System time is the time spent in the kernel by this process, for example in reading/writing files or sockets.
CPU time (user + system time) is the total CPU time taken by this process. When you do computation and I/O, this is the most interesting measurement.
Use clock cycle count (rdtsc) to measure pure CPU and CPU+memory workloads; sort algorithms, math, et cetera. Repeat the measurement and check the statistics on the results. If using I/O, ignore or separate those clock cycles.

Hope this helps,

Nominal Animal

blue bottle · 01-05-2011, 04:55 AM

Hi,

I recompiled the kernel on my laptop, so now:

sana@HAIL:~/test$ grep HZ /boot/config-2.6.26
# CONFIG_NO_HZ is not set
# CONFIG_HZ_100 is not set
# CONFIG_HZ_250 is not set
# CONFIG_HZ_300 is not set
CONFIG_HZ_1000=y
CONFIG_HZ=1000
CONFIG_MACHZ_WDT=m
sana@HAIL:~/test$

I ran the program (the one in my 1st post in this thread) twice:
sana@HAIL:~/test$ ./application

The affinity mask for current process is: 00000001
Checking that affinity mask has been set to 2 ... yes (new affinity is: 00000002)

Counting to 1000 took: 9 microseconds
Counting to 1000 took: 9 microseconds
Counting to 1000 took: 9 microseconds
Counting to 1000 took: 9 microseconds
Counting to 1000 took: 9 microseconds
Counting to 1000 took: 9 microseconds
Counting to 1000 took: 9 microseconds
Counting to 1000 took: 9 microseconds
Counting to 1000 took: 8 microseconds
Counting to 1000 took: 9 microseconds
Counting to 1000 took: 9 microseconds
Counting to 1000 took: 9 microseconds
Counting to 1000 took: 9 microseconds
Counting to 1000 took: 9 microseconds
Counting to 1000 took: 9 microseconds
Average time taken: 8.933 microseconds
sana@HAIL:~/test$ ./application

The affinity mask for current process is: 00000001
Checking that affinity mask has been set to 2 ... yes (new affinity is: 00000002)

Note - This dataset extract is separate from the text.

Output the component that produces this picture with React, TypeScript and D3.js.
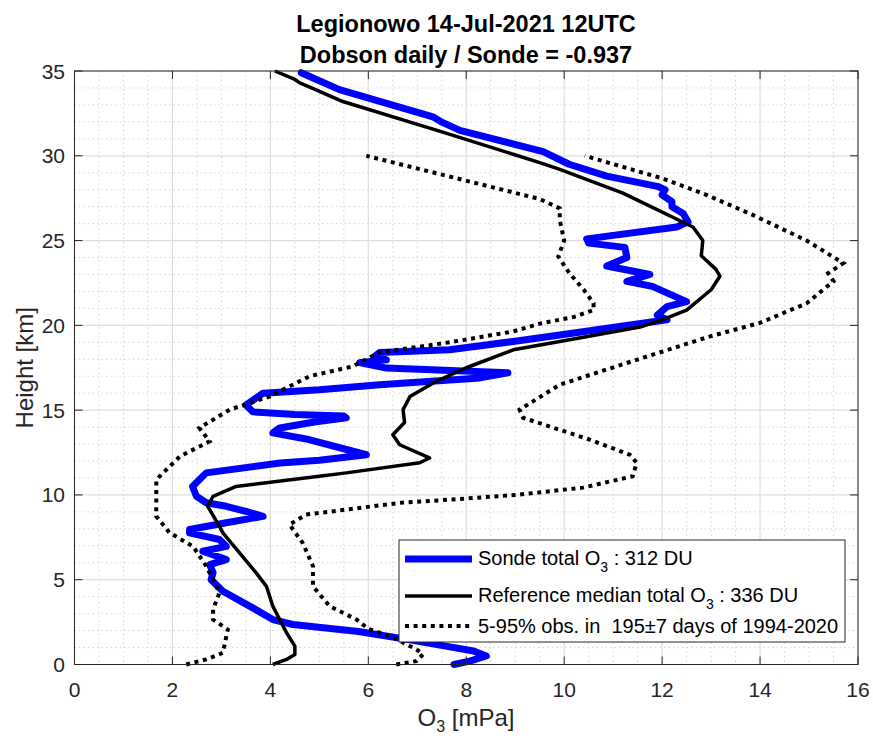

Counting to 1000 took: 9 microseconds
Counting to 1000 took: 9 microseconds
Counting to 1000 took: 9 microseconds
Counting to 1000 took: 9 microseconds
Counting to 1000 took: 9 microseconds
Counting to 1000 took: 9 microseconds
Counting to 1000 took: 9 microseconds
Counting to 1000 took: 9 microseconds
Counting to 1000 took: 9 microseconds
Counting to 1000 took: 10 microseconds
Counting to 1000 took: 9 microseconds
Counting to 1000 took: 8 microseconds
Counting to 1000 took: 9 microseconds
Counting to 1000 took: 9 microseconds
Counting to 1000 took: 9 microseconds
Average time taken: 9.000 microseconds
sana@HAIL:~/test$

There seems to be much less variation now...

Btw, I chose the Preemption Model as 'Preemptible kernel (Low-Latency Desktop)' during menuconfig. So, now:
sana@HAIL:~/test$ grep PREE /boot/config-2.6.26
CONFIG_PREEMPT_NOTIFIERS=y
# CONFIG_PREEMPT_NONE is not set
# CONFIG_PREEMPT_VOLUNTARY is not set
CONFIG_PREEMPT=y
# CONFIG_PREEMPT_RCU is not set
CONFIG_DEBUG_PREEMPT=y
sana@HAIL:~/test$

Any ideas if chosing 'Voluntary Kernel Preemption' instead improve results?

thank you all for your help

orgcandman · 01-05-2011, 07:34 AM

Your results won't improve much beyond what they are now. Tickless systems are awful for scheduling latency since they go to sleep (which means they're GREAT for battery life). As you've noticed. You'll also notice things like select waits taking MUCH longer than they should with a tickless system.